Backstage: The area away for the acting area, including the dressing rooms and the green room. Also called Offstage.
Back-Up: A performer hired to work only if the designated principal doesn't perform satisfactorily.
Banjo: A rail along which a curtain runs.
Bar: An aluminum pipe suspended over the stage on which lanterns are hung.
Barn Door: An arrangement of four metal leaves placed in front of the lenses of certain kinds of spotlight to control the shape of the light beam.
Batten: A bar made of wood or steel from which scenery, lights, or curtains may be hung and flown in and out. Also called Pipe.
Beam Projector: A type of lighting instrument that has no lens, used to emit a powerful beam of light with diffused light.
Beam Spread: Lighting term: the area that a given lantern covers. It is usually expressed as the angle that the beam subtends at the focal plane: the smaller the angle, the narrower the beam.
Beamlight: Lighting term: a type of lantern which produces a parallel beam of light. In construction rather like a car headlamp, being a sealed-beam unit. Also known as a PARCAN or PARBLAZER.
Beauty Shot: On television soap operas, the shot over which the credits are rolled.
Beginners: Those members of the cast who are on-stage when the curtain goes up. The call "Overture and beginners" is a signal to the orchestra to start the introductory music and to the cast to get into position on-stage.
Best Boy: In films, the assistant to the Electrician.
BIO: A resume in narrative form for a printed program or press release.
Blacklight: Ultra-violet light. Can be in bulb or, more usually, tube form.
Blackout: Lighting term: switching all lights out at once, leaving the stage in complete darkness. See also DBO.
Blacks: Black curtains at the back and sides of the stage.
Blocking: Planning the movement in a scene. The planned physical movements by actors in a scene.
Board: Another name for a control desk, either lighting (most usually) or sound.
Book (The): A copy of the script, kept by the Stage Manager, which includes all cues and notes. Also known, usually in amateur theatre, as the "prompt copy."

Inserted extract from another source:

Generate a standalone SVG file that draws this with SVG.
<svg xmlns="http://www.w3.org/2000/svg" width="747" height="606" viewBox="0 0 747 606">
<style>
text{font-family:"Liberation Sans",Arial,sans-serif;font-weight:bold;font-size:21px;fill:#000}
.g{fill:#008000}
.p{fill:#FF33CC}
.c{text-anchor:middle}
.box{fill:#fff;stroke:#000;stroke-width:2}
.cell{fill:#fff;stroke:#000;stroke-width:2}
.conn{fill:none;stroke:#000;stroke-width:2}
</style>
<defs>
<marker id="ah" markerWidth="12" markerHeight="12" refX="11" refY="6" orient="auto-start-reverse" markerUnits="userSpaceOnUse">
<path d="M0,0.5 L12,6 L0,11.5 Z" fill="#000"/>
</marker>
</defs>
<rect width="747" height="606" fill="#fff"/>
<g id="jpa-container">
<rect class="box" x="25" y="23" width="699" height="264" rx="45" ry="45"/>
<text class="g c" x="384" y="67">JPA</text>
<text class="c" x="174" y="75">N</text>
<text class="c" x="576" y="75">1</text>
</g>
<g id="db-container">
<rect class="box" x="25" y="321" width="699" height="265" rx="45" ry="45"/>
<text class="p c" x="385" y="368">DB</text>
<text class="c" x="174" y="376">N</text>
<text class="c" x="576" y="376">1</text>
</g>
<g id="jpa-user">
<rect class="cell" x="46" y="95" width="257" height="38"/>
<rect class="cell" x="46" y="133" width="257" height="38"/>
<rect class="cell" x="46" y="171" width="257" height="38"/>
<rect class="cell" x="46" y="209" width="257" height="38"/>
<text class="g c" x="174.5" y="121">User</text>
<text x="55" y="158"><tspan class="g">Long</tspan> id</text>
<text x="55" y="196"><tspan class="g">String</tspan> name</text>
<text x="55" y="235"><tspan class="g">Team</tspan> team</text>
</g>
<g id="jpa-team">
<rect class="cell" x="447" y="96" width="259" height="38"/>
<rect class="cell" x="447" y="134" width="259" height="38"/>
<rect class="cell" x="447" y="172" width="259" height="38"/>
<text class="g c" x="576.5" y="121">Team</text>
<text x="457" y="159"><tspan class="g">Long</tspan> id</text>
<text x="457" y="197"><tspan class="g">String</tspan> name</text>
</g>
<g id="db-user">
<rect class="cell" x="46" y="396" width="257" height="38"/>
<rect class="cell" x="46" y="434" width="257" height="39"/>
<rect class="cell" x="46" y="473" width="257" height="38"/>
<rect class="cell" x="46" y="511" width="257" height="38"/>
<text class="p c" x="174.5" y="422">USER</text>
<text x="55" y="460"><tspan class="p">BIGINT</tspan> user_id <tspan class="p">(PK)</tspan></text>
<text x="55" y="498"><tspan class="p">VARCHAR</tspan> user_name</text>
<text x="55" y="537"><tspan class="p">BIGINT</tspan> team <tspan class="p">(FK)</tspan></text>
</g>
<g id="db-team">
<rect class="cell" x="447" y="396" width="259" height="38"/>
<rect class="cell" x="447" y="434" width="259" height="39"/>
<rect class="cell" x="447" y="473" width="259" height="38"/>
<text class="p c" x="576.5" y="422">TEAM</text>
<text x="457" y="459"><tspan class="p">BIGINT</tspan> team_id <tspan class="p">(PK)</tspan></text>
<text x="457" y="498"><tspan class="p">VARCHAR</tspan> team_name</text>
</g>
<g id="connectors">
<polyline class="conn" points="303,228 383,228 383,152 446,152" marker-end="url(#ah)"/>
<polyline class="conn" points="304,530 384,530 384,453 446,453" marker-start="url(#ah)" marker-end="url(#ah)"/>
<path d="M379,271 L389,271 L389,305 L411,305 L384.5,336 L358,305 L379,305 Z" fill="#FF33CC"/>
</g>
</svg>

Book Flat: Two flats hinged together in order to be self-supporting when folded on the hinge.
Booking: A firm commitment to a performer to do a specific job.
Boom: A long mobile beam or pole used to hold a microphone or camera.
Borders: In scenery, material hung at the top of the set to hide fly system from the audience. Also called Teasers.
Box Office: The place where the tickets are sold. Also used colloquially to mean the size of the audience ("What's the box office like tonight?")
Box Set: A set which consists of three walls, around a proscenium arch stage. The proscenium opening is the fourth wall. Also known as a "room set".
Break Character: When an actor says or does anything that is on in keeping with the character.
Breakaway: A prop or set piece specifically designed to shatter or break easily.
Breakdown: A detailed listing and description of roles available for casting in a production.
Bump: Money given for performing a certain action on camera in a scene, over and above your base wage.
Bury: To hide someone or something out of sight in a scene.
Buyout: An offer of full payment in advance in lieu of residuals, when the contract permits.